Conclusions. Using vector space other than traditional TF-IDF / BM25 methods is a promising direction for search and in this story we have taken a peak at how you can incorporate the BERT language model into your Solr powered search engine. On one hand this approach favours recall over precision by matching a lot of documents. But if you apply smart thresholding for cosine similarity values (which are bounded between 0 and 1), you may find semantically more related documents, that might not even contain the searched words verbatim, but will have some synonyms or related sentences, like in the example with “vector space” search.
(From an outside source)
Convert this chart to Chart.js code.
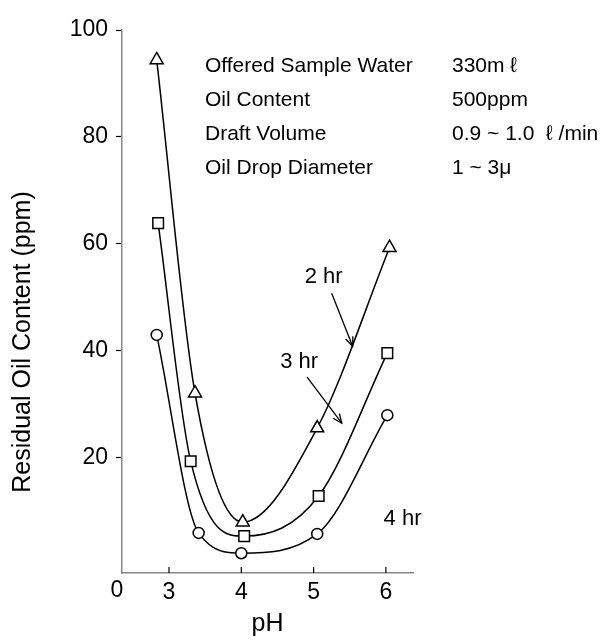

There is also a concern of speed: BERT based ranker can easily take 5 seconds to match 1000 indexed documents and that can be prohibitively slow. This means, that methods for shrinking the model size (by distillation for instance) should be considered to speed up the inference both during indexing and searching.
I hope you find this story useful for your study of BERT and similar language model architectures and all code used to prepare this story can be found on GitHub.